Casi todas las casas de la parte alta de la Cota 905 están llenas de agujeros. Es la huella de la guerra que convirtió a Carlos Luis Revete, El Koki, en dueño y señor de esta extensa barriada, donde viven casi 700.000 caraqueños. El Koki manda junto a Carlos Calderón, El Vampi, y Garbis Ochoa, El Garbis. Tres días de balaceras entre delincuentes y policías volvieron a poner en el centro de las noticias a una de las bandas más peligrosas de la capital de Venezuela, unos disturbios de los que el Gobierno de Nicolás Maduro culpó a la oposición. Pero ese violento enfrentamiento no ha sido el único en casi una década de reinado del crimen en el suroeste de Caracas.
Antes del Koki, hubo otros. Con 43 años de edad, Revete es un caso atípico para quienes estudian la violencia en Venezuela. Superar los 25 años —la esperanza media de vida de los delincuentes de las zonas más pobres del país—, tener en su cuenta el asesinato de varios policías y nunca haber estado preso —pese a tener orden de captura desde 2012— le han granjeado una épica. Su banda se ha dedicado al secuestro, tráfico de drogas y robo de vehículos. Los medios de comunicación reseñan sus métodos: matar y prender fuego a sus víctimas. Un puñado de vídeos que circulan en redes sociales dan fe del estatus alcanzado. Han mostrado sus rostros para promocionar fiestas en el barrio en las que han participado cantantes, artistas y DJ populares en el país, algunos vinculados con el Gobierno de Maduro.
En una selfi difundido recientemente, El Koki muestra su nombre grabado en una gruesa placa dorada como una aclaración. Hasta ahora todos escribían su apodo con C y q.

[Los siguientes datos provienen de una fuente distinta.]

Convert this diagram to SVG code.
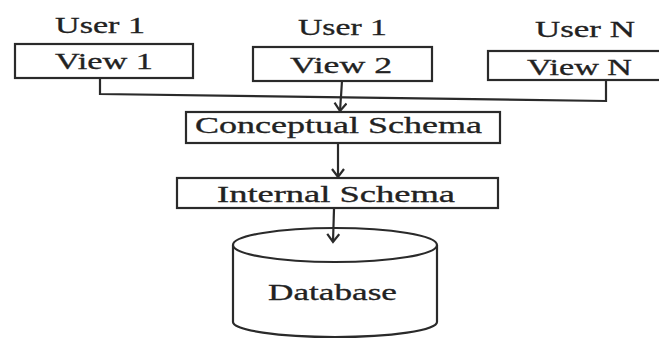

Los habitantes de la Cota 905 aseguran que fue acabando con sus rivales y estableciendo alianzas para constituir lo que criminólogos como Fermín Mármol García llaman una “megabanda”. Una organización delictiva con más de 60 hombres y armamento de guerra. Se trata de un fenómeno que no es ajeno a lo que ocurre en las ciudades más violentas de países latinoamericanos como México o Brasil y que solo en Caracas se repite en al menos otros cinco territorios abandonados por el Estado, señala el especialista.
La prensa venezolana ha documentado al menos 58 muertes en seis grandes operativos policiales realizados desde 2015 para capturar a los cabecillas de la banda. Todos han fracasado. La mitad de ellos han ocurrido este año, cuando la policía cumplía cuatro años sin pisar el reino del Koki, tras haber incorporado este sector a la política de “zonas de paz” que el Gobierno implementó a partir de 2012, con muy bajo perfil, para intentar pacificar a algunas pandillas urbanas y rurales.
El programa establecía que, a cambio de un incentivo financiero para emprender actividades lícitas, los delincuentes entregarían sus armas. Una condición adicional de las bandas fue que la policía no volviera a entrar en esos lugares. Los llamados colectivos armados, que funcionan como fuerzas de choque del chavismo, no fueron incluidos en este plan. “El plan terminó siendo un oxígeno para las estructuras criminales”, explica Mármol García. Investigaciones periodísticas demostraron que algunas bandas usaron el dinero recibido para comprar armamento más potente. “Donde el Estado ha abandonado su presencia y sus funciones, prolifera la fauna criminal con micro-Estados dentro de territorios donde se rebasan las capacidades de las autoridades locales”, añade.